DATA SEGMENT =>

▬▬▬

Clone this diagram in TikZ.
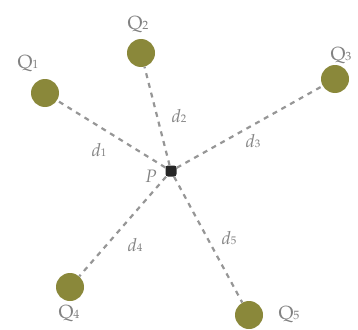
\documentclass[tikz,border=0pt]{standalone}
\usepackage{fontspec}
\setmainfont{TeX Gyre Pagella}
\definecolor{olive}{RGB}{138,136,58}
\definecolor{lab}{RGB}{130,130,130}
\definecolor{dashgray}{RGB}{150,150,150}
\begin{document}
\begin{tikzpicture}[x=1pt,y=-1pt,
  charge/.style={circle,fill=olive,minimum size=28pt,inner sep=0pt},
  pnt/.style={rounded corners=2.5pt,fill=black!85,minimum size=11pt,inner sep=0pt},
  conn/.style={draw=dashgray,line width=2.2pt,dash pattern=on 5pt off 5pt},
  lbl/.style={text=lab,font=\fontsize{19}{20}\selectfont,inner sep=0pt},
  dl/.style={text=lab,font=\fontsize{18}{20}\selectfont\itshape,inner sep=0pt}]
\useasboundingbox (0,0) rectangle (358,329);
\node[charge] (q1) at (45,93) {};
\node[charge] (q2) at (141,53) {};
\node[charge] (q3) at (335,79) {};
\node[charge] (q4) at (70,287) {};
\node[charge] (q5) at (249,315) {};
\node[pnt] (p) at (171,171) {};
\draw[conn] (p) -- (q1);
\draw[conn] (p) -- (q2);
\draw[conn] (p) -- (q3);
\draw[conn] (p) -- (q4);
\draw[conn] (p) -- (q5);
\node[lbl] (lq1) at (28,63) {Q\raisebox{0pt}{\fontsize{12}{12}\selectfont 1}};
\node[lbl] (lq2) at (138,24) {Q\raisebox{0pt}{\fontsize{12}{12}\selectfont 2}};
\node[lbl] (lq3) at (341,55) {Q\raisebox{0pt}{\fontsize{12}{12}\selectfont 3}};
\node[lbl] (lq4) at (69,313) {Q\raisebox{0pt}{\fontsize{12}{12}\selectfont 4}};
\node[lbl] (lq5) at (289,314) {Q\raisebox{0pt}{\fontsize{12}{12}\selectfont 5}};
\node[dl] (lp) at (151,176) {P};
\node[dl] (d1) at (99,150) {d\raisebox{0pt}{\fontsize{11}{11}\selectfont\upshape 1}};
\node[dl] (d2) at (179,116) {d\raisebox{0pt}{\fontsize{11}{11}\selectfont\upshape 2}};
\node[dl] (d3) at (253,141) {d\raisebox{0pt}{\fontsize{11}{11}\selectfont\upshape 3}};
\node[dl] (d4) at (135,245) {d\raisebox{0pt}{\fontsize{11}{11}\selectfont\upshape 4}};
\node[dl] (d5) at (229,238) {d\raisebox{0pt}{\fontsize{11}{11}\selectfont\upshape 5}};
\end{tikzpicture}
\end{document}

▬▬▬

TASK BRIEF =>
Leave out the pictures and copy the rest of the material above exactly.

FULL RESPONSE =>
Clone this diagram in TikZ.
\documentclass[tikz,border=0pt]{standalone}
\usepackage{fontspec}
\setmainfont{TeX Gyre Pagella}
\definecolor{olive}{RGB}{138,136,58}
\definecolor{lab}{RGB}{130,130,130}
\definecolor{dashgray}{RGB}{150,150,150}
\begin{document}
\begin{tikzpicture}[x=1pt,y=-1pt,
  charge/.style={circle,fill=olive,minimum size=28pt,inner sep=0pt},
  pnt/.style={rounded corners=2.5pt,fill=black!85,minimum size=11pt,inner sep=0pt},
  conn/.style={draw=dashgray,line width=2.2pt,dash pattern=on 5pt off 5pt},
  lbl/.style={text=lab,font=\fontsize{19}{20}\selectfont,inner sep=0pt},
  dl/.style={text=lab,font=\fontsize{18}{20}\selectfont\itshape,inner sep=0pt}]
\useasboundingbox (0,0) rectangle (358,329);
\node[charge] (q1) at (45,93) {};
\node[charge] (q2) at (141,53) {};
\node[charge] (q3) at (335,79) {};
\node[charge] (q4) at (70,287) {};
\node[charge] (q5) at (249,315) {};
\node[pnt] (p) at (171,171) {};
\draw[conn] (p) -- (q1);
\draw[conn] (p) -- (q2);
\draw[conn] (p) -- (q3);
\draw[conn] (p) -- (q4);
\draw[conn] (p) -- (q5);
\node[lbl] (lq1) at (28,63) {Q\raisebox{0pt}{\fontsize{12}{12}\selectfont 1}};
\node[lbl] (lq2) at (138,24) {Q\raisebox{0pt}{\fontsize{12}{12}\selectfont 2}};
\node[lbl] (lq3) at (341,55) {Q\raisebox{0pt}{\fontsize{12}{12}\selectfont 3}};
\node[lbl] (lq4) at (69,313) {Q\raisebox{0pt}{\fontsize{12}{12}\selectfont 4}};
\node[lbl] (lq5) at (289,314) {Q\raisebox{0pt}{\fontsize{12}{12}\selectfont 5}};
\node[dl] (lp) at (151,176) {P};
\node[dl] (d1) at (99,150) {d\raisebox{0pt}{\fontsize{11}{11}\selectfont\upshape 1}};
\node[dl] (d2) at (179,116) {d\raisebox{0pt}{\fontsize{11}{11}\selectfont\upshape 2}};
\node[dl] (d3) at (253,141) {d\raisebox{0pt}{\fontsize{11}{11}\selectfont\upshape 3}};
\node[dl] (d4) at (135,245) {d\raisebox{0pt}{\fontsize{11}{11}\selectfont\upshape 4}};
\node[dl] (d5) at (229,238) {d\raisebox{0pt}{\fontsize{11}{11}\selectfont\upshape 5}};
\end{tikzpicture}
\end{document}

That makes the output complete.